-- Start --

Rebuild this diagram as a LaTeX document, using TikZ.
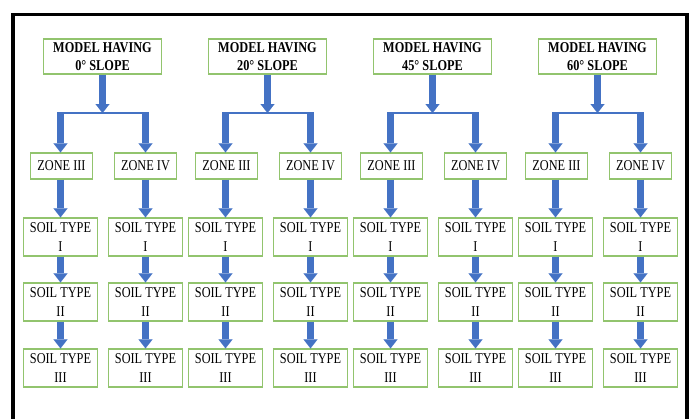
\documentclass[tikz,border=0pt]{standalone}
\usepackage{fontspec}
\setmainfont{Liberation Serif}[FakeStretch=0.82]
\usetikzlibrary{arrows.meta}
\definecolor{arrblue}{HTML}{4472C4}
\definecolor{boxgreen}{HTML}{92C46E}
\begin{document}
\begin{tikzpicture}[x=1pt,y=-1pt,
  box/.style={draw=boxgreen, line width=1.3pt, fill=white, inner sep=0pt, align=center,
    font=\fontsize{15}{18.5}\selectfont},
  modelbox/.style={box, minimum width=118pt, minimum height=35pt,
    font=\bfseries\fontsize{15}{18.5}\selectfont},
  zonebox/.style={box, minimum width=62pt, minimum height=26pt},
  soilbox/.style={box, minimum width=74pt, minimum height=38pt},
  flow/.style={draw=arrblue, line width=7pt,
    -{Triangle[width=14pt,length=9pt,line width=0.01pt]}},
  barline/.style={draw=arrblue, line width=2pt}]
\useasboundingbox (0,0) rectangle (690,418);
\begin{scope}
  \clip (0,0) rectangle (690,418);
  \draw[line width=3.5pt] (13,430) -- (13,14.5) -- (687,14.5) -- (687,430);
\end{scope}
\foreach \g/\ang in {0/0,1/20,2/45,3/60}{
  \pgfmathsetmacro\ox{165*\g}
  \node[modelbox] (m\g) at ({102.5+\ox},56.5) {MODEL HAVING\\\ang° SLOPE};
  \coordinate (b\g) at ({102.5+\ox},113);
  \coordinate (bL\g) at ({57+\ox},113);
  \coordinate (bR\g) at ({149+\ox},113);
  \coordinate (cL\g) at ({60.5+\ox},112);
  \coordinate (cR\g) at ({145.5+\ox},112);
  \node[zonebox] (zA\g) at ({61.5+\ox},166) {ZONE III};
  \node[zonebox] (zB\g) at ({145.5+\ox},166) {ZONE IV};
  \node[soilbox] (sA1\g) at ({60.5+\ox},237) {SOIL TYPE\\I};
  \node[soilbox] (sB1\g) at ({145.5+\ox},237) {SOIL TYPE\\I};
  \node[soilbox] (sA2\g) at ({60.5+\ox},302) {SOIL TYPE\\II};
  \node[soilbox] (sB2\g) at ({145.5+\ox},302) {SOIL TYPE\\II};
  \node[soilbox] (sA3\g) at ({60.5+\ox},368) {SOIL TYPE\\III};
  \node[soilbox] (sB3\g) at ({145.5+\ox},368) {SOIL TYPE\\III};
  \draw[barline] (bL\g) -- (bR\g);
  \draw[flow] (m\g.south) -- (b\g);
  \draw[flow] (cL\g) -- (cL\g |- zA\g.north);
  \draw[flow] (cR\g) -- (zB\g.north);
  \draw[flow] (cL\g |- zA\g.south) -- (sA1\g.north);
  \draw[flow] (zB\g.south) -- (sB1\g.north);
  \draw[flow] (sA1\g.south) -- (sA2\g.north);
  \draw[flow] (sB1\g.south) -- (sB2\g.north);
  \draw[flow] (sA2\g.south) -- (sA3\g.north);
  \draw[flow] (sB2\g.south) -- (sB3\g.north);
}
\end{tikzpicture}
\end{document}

-- End --

Given instruction
Set the listing down in full and exactly. Pictures within it should not appear in the copy.

Final answer
Rebuild this diagram as a LaTeX document, using TikZ.
\documentclass[tikz,border=0pt]{standalone}
\usepackage{fontspec}
\setmainfont{Liberation Serif}[FakeStretch=0.82]
\usetikzlibrary{arrows.meta}
\definecolor{arrblue}{HTML}{4472C4}
\definecolor{boxgreen}{HTML}{92C46E}
\begin{document}
\begin{tikzpicture}[x=1pt,y=-1pt,
  box/.style={draw=boxgreen, line width=1.3pt, fill=white, inner sep=0pt, align=center,
    font=\fontsize{15}{18.5}\selectfont},
  modelbox/.style={box, minimum width=118pt, minimum height=35pt,
    font=\bfseries\fontsize{15}{18.5}\selectfont},
  zonebox/.style={box, minimum width=62pt, minimum height=26pt},
  soilbox/.style={box, minimum width=74pt, minimum height=38pt},
  flow/.style={draw=arrblue, line width=7pt,
    -{Triangle[width=14pt,length=9pt,line width=0.01pt]}},
  barline/.style={draw=arrblue, line width=2pt}]
\useasboundingbox (0,0) rectangle (690,418);
\begin{scope}
  \clip (0,0) rectangle (690,418);
  \draw[line width=3.5pt] (13,430) -- (13,14.5) -- (687,14.5) -- (687,430);
\end{scope}
\foreach \g/\ang in {0/0,1/20,2/45,3/60}{
  \pgfmathsetmacro\ox{165*\g}
  \node[modelbox] (m\g) at ({102.5+\ox},56.5) {MODEL HAVING\\\ang° SLOPE};
  \coordinate (b\g) at ({102.5+\ox},113);
  \coordinate (bL\g) at ({57+\ox},113);
  \coordinate (bR\g) at ({149+\ox},113);
  \coordinate (cL\g) at ({60.5+\ox},112);
  \coordinate (cR\g) at ({145.5+\ox},112);
  \node[zonebox] (zA\g) at ({61.5+\ox},166) {ZONE III};
  \node[zonebox] (zB\g) at ({145.5+\ox},166) {ZONE IV};
  \node[soilbox] (sA1\g) at ({60.5+\ox},237) {SOIL TYPE\\I};
  \node[soilbox] (sB1\g) at ({145.5+\ox},237) {SOIL TYPE\\I};
  \node[soilbox] (sA2\g) at ({60.5+\ox},302) {SOIL TYPE\\II};
  \node[soilbox] (sB2\g) at ({145.5+\ox},302) {SOIL TYPE\\II};
  \node[soilbox] (sA3\g) at ({60.5+\ox},368) {SOIL TYPE\\III};
  \node[soilbox] (sB3\g) at ({145.5+\ox},368) {SOIL TYPE\\III};
  \draw[barline] (bL\g) -- (bR\g);
  \draw[flow] (m\g.south) -- (b\g);
  \draw[flow] (cL\g) -- (cL\g |- zA\g.north);
  \draw[flow] (cR\g) -- (zB\g.north);
  \draw[flow] (cL\g |- zA\g.south) -- (sA1\g.north);
  \draw[flow] (zB\g.south) -- (sB1\g.north);
  \draw[flow] (sA1\g.south) -- (sA2\g.north);
  \draw[flow] (sB1\g.south) -- (sB2\g.north);
  \draw[flow] (sA2\g.south) -- (sA3\g.north);
  \draw[flow] (sB2\g.south) -- (sB3\g.north);
}
\end{tikzpicture}
\end{document}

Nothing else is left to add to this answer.